**Input material**
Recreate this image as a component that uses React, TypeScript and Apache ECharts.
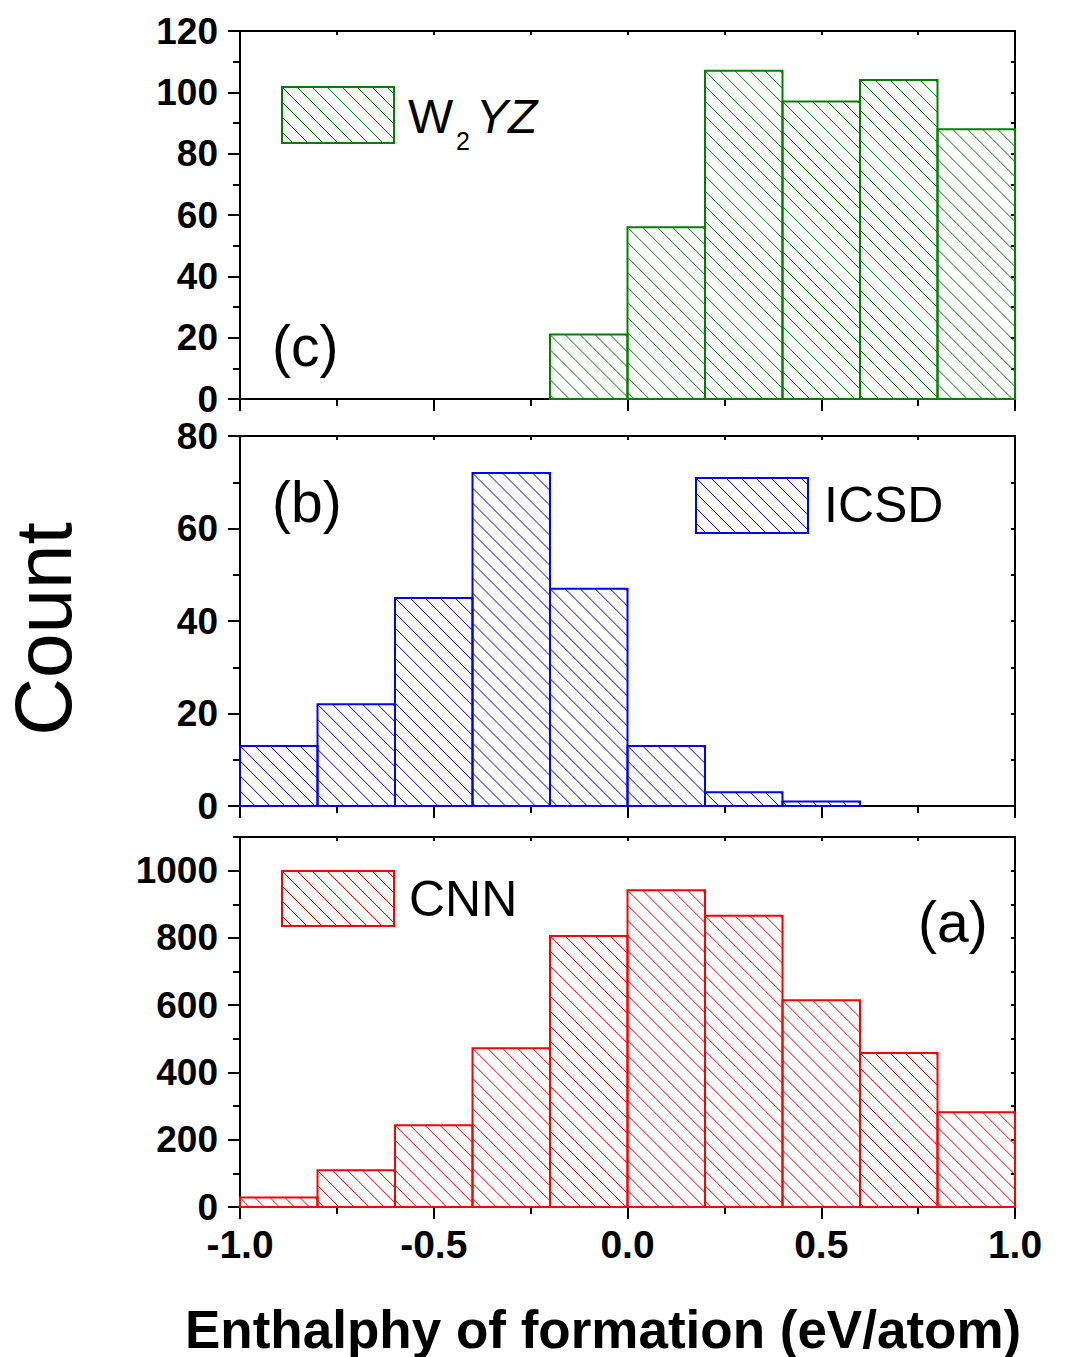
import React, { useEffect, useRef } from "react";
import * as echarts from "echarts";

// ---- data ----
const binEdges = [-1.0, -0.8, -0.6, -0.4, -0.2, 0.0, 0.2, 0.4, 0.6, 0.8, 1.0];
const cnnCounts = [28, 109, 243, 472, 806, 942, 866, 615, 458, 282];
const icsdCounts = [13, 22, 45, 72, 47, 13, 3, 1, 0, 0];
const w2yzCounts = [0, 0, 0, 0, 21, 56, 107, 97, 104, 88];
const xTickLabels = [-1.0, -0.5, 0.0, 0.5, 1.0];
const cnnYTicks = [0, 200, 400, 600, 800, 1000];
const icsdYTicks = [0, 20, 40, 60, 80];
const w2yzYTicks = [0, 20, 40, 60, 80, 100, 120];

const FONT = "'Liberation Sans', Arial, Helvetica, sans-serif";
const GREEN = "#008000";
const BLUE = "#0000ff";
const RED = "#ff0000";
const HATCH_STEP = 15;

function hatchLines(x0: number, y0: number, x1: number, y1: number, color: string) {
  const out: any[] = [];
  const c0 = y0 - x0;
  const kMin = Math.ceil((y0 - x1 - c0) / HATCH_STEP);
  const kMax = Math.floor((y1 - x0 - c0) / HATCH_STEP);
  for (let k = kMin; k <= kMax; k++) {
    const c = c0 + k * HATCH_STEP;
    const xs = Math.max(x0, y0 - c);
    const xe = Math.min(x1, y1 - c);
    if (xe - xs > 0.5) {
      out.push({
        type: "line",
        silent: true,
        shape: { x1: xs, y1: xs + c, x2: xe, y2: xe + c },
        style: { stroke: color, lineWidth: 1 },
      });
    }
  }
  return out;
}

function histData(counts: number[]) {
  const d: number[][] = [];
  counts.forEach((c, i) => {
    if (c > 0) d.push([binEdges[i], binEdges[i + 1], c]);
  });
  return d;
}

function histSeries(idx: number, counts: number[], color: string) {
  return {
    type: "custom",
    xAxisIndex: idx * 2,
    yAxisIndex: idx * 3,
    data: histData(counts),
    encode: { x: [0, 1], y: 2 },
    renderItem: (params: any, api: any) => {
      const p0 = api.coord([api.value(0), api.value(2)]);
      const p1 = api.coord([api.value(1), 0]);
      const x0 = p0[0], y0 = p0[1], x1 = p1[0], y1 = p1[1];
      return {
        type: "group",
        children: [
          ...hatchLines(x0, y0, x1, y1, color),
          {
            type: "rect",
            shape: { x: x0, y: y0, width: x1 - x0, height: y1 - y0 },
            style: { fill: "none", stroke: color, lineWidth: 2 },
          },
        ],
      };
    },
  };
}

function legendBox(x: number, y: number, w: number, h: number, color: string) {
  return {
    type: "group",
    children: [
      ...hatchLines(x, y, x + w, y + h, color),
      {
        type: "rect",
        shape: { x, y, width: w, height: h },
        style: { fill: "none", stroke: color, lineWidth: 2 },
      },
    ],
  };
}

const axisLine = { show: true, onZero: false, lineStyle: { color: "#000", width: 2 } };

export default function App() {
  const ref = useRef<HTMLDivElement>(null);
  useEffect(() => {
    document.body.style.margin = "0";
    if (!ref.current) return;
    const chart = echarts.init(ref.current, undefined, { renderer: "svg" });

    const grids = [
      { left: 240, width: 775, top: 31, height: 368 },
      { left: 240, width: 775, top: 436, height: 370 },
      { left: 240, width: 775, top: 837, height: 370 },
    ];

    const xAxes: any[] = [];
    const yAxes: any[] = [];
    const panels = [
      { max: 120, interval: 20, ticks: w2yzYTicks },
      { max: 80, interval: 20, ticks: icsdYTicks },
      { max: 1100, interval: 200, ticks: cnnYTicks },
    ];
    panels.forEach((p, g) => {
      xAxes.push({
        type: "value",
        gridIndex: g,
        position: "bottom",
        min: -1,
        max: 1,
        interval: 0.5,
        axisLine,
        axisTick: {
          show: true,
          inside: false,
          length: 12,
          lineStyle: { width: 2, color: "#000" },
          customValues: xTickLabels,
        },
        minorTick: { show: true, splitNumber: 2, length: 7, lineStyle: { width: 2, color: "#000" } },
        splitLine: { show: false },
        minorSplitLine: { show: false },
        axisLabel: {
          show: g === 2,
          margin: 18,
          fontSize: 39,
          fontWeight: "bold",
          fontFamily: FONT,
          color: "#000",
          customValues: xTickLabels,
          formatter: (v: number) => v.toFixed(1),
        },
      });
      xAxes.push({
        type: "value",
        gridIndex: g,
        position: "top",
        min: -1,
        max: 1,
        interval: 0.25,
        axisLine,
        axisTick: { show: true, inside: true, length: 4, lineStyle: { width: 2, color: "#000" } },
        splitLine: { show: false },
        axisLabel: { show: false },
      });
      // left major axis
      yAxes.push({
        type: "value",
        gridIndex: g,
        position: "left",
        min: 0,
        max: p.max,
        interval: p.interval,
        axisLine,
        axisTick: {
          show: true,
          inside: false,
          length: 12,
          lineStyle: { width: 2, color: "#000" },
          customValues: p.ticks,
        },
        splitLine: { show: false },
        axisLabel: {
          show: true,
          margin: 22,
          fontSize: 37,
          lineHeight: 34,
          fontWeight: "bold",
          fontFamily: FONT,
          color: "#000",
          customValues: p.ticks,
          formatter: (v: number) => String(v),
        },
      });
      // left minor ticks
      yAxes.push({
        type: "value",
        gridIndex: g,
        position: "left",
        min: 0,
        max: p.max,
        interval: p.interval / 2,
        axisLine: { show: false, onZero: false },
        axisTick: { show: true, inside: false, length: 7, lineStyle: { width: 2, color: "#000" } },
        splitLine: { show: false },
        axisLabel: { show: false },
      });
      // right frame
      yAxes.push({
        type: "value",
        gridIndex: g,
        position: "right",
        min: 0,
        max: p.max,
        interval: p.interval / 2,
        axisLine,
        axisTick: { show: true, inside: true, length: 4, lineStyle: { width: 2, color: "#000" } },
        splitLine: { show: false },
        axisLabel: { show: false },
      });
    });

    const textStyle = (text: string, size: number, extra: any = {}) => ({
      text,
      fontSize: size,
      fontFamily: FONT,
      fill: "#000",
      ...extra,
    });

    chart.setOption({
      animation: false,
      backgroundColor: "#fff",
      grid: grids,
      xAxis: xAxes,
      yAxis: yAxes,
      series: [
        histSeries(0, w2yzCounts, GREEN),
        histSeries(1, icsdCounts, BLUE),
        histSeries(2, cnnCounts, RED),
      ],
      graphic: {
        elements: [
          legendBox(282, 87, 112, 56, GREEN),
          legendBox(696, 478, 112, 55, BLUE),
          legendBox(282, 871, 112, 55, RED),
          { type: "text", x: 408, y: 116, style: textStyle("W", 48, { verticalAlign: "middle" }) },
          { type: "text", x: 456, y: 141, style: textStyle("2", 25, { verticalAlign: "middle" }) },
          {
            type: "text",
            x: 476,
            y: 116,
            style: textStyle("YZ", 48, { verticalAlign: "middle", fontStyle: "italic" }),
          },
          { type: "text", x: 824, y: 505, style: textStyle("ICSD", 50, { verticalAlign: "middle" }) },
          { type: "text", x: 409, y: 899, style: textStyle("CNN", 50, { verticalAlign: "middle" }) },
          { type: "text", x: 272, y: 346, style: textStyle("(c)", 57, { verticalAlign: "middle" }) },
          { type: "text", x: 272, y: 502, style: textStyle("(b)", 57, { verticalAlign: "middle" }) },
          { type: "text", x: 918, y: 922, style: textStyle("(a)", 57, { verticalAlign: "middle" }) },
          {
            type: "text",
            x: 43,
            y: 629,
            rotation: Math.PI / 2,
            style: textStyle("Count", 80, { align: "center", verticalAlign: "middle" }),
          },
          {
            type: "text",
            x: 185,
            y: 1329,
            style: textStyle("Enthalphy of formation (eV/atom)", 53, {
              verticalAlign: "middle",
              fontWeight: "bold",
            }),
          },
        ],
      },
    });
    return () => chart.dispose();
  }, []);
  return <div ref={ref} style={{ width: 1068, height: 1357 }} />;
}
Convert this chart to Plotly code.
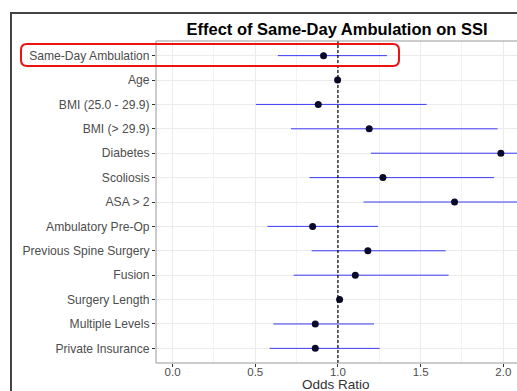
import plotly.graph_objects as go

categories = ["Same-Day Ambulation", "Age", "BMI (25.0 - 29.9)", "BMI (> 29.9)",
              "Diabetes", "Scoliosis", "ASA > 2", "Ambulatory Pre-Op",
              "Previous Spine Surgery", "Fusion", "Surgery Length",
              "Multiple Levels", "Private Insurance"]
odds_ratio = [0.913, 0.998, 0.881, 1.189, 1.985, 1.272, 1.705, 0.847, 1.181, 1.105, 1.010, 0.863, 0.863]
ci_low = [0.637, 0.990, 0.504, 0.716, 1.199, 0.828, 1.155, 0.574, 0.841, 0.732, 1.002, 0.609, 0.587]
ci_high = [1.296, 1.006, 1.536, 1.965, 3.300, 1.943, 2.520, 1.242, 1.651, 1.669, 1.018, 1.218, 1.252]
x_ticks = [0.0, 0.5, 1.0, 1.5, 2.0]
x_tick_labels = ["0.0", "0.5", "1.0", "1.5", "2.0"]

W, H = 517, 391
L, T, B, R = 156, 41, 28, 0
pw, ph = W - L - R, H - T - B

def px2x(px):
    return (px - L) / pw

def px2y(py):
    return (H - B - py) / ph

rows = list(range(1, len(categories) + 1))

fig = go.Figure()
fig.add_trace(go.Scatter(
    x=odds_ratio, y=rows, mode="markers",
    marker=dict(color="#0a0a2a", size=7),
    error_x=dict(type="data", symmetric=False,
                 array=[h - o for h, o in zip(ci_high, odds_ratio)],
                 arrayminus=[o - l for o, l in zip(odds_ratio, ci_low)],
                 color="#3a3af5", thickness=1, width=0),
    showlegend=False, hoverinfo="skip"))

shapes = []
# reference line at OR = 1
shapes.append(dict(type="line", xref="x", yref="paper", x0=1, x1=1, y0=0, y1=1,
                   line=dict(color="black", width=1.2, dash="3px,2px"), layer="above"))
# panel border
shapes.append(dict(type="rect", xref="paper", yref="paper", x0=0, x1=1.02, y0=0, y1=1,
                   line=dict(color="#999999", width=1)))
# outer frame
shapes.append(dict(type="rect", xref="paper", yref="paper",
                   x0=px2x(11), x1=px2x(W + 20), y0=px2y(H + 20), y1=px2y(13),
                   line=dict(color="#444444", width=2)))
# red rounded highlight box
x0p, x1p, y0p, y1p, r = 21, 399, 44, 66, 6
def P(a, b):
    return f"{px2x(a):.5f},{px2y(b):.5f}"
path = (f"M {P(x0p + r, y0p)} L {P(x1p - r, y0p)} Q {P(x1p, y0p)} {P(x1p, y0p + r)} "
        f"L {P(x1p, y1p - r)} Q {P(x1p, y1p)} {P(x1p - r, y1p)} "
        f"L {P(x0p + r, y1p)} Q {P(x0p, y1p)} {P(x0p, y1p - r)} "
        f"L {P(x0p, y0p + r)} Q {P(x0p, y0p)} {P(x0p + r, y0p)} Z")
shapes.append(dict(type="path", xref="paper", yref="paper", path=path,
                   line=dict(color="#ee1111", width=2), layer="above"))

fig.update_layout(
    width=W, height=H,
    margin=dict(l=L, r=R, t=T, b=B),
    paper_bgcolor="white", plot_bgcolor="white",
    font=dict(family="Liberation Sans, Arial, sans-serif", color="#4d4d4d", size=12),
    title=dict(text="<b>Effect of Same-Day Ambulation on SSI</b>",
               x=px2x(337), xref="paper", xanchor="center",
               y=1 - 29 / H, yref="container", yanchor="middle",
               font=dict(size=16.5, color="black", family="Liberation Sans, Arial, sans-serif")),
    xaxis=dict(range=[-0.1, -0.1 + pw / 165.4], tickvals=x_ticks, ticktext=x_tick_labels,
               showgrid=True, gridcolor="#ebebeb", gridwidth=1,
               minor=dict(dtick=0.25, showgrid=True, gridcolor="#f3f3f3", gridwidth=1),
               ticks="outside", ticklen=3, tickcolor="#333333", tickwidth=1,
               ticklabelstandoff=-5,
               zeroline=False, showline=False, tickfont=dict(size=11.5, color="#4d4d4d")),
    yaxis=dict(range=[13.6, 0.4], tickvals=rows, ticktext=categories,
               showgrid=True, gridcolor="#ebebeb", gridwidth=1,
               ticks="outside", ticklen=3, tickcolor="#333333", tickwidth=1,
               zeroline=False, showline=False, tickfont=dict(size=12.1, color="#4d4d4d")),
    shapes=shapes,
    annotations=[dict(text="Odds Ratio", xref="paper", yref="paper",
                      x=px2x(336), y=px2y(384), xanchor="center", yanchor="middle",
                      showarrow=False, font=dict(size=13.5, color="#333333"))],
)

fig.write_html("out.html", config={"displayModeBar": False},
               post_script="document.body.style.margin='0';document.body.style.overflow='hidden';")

**Aim of the task**
Give again, exactly as written, only the lines that start at the one with "Convert this chart to Plotly code." and end at the one with "return (px - L) / pw", both included. Skip any pictures.

**Solution for this exercise**
Convert this chart to Plotly code.
import plotly.graph_objects as go

categories = ["Same-Day Ambulation", "Age", "BMI (25.0 - 29.9)", "BMI (> 29.9)",
              "Diabetes", "Scoliosis", "ASA > 2", "Ambulatory Pre-Op",
              "Previous Spine Surgery", "Fusion", "Surgery Length",
              "Multiple Levels", "Private Insurance"]
odds_ratio = [0.913, 0.998, 0.881, 1.189, 1.985, 1.272, 1.705, 0.847, 1.181, 1.105, 1.010, 0.863, 0.863]
ci_low = [0.637, 0.990, 0.504, 0.716, 1.199, 0.828, 1.155, 0.574, 0.841, 0.732, 1.002, 0.609, 0.587]
ci_high = [1.296, 1.006, 1.536, 1.965, 3.300, 1.943, 2.520, 1.242, 1.651, 1.669, 1.018, 1.218, 1.252]
x_ticks = [0.0, 0.5, 1.0, 1.5, 2.0]
x_tick_labels = ["0.0", "0.5", "1.0", "1.5", "2.0"]

W, H = 517, 391
L, T, B, R = 156, 41, 28, 0
pw, ph = W - L - R, H - T - B

def px2x(px):
    return (px - L) / pw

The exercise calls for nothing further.